Libro Rojo, de Carl G. Jung:
«Capitán, el chico está preocupado y muy agitado debido a la cuarentena que nos han impuesto en el puerto”
“Que te inquieta chico? ¿No tienes bastante comida? ¿No duermes bastante?”
“No es eso, capitán, no soporto no poder bajar a tierra y no poder abrazar a mi familia”.
“¿Y si te dejaran bajar y estuvieras contagioso, soportarías la culpa de infectar a alguien que no puede aguantar la enfermedad?”
“No me lo perdonaría nunca, aunque para mí esta peste es un invento»
“Puede ser. ¿Pero si no fuese así?”
“Entiendo lo que usted quiere decir, pero me siento privado de la libertad capitán, me han privado de algo”
“Y tu prívate todavía de algo más»
“¿Me está tomando el pelo?”
“En absoluto. Si te privas de algo sin responder de manera adecuada, estás derrotado»
“Entonces, según usted si me quitan algo, ¿para vencer debo quitarme alguna cosa más por mí mismo?”
“Así es. Lo hice en la cuarentena hace 7 años.”
“Y qué es lo que os quitaste?”
“Tenía que esperar más de 20 días sobre el barco. Hacía meses que esperaba llegar al puerto y gozar de la primavera en tierra.
Hubo una epidemia. En Port April nos vetaron de bajar. Los primeros días fueron duros. Me sentía como vosotros. Luego empecé a contestar a aquellas imposiciones utilizando otra lógica. Sabía que tras 21 días de un comportamiento se crea una costumbre y, en vez de lamentarme y crear costumbres desastrosas, empecé a portarme de manera diferente a todos los demás. Empecé a reflexionar sobre cuántos tienen muchas privaciones cada día de su miserable vida y luego, tratando de entrar en la óptica justa, decidí vencer. Empecé con el alimento. Me impuse comer la mitad de cuanto comía habitualmente. Luego empecé a seleccionar los alimentos más digeribles, para que no se sobrecargase mi cuerpo. Pasé a nutrirme de alimentos que, por tradición, habían mantenido al hombre en salud.
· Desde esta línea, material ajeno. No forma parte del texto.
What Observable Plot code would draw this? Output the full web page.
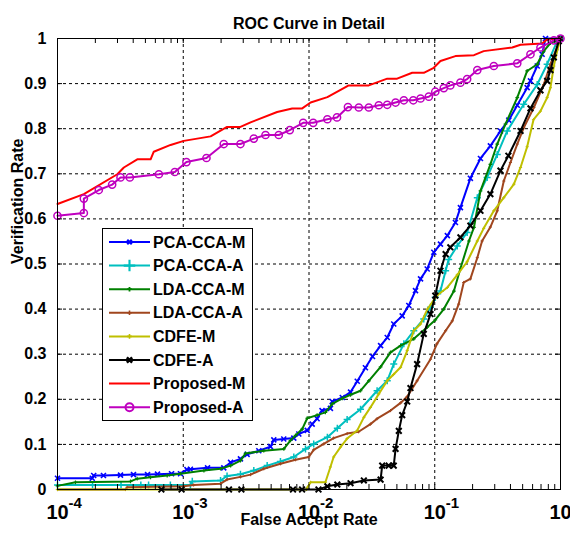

El paso siguiente fue sumar a esto una depuración de pensamientos malsanos y tener cada vez más pensamientos elevados y nobles. Me impuse leer al menos una página cada día de un tema que no conocía. Me impuse hacer ejercicios sobre el puente del barco. Un viejo hindú me había dicho, años antes, que el cuerpo se potenciaba reteniendo el aliento. Me impuse hacer profundas respiraciones completas cada mañana. Creo que mis pulmones nunca habían llegado a tal capacidad y fuerza. La tarde era la hora de las oraciones, la hora de dar las gracias a una entidad superior por no haberme dado el destino privaciones serias durante toda mi vida.
El hindú me había aconsejado también de tomar la costumbre de imaginar la luz entrar en mí y hacerme más fuerte. Podía funcionar también para la gente querida que estaba lejos, y así esta práctica también la integré en mi rutina diaria sobre el barco.
En vez de pensar en todo lo que no estaba pudiendo hacer, pensaba en lo que habría de hacer una vez bajado a tierra. Visualizaba las escenas cada día, las vivía intensamente y gozaba de la espera. Todo lo que podemos obtener en seguida, deja de ser interesante. La espera sirve para sublimar el deseo y hacerlo más poderoso. Me había privado de alimentos suculentos, de botellas de ron, y otros alimentos que dañaban mi cuerpo. Me había privado de jugar a las cartas, de dormir mucho, de ociar, de pensar sólo en lo que me habían quitado.
“Cómo acabó capitán?”
“Adquirí todas aquellas costumbres nuevas. Me dejaron bajar después de mucho más tiempo del previsto”.
“Os privaron de la primavera entonces?”
“Sí, aquel año me privaron de la primavera y de muchas cosas más, pero el que había florecido era yo. Me había llevado la primavera dentro, y nunca nadie más habría podido volver a quitármela.»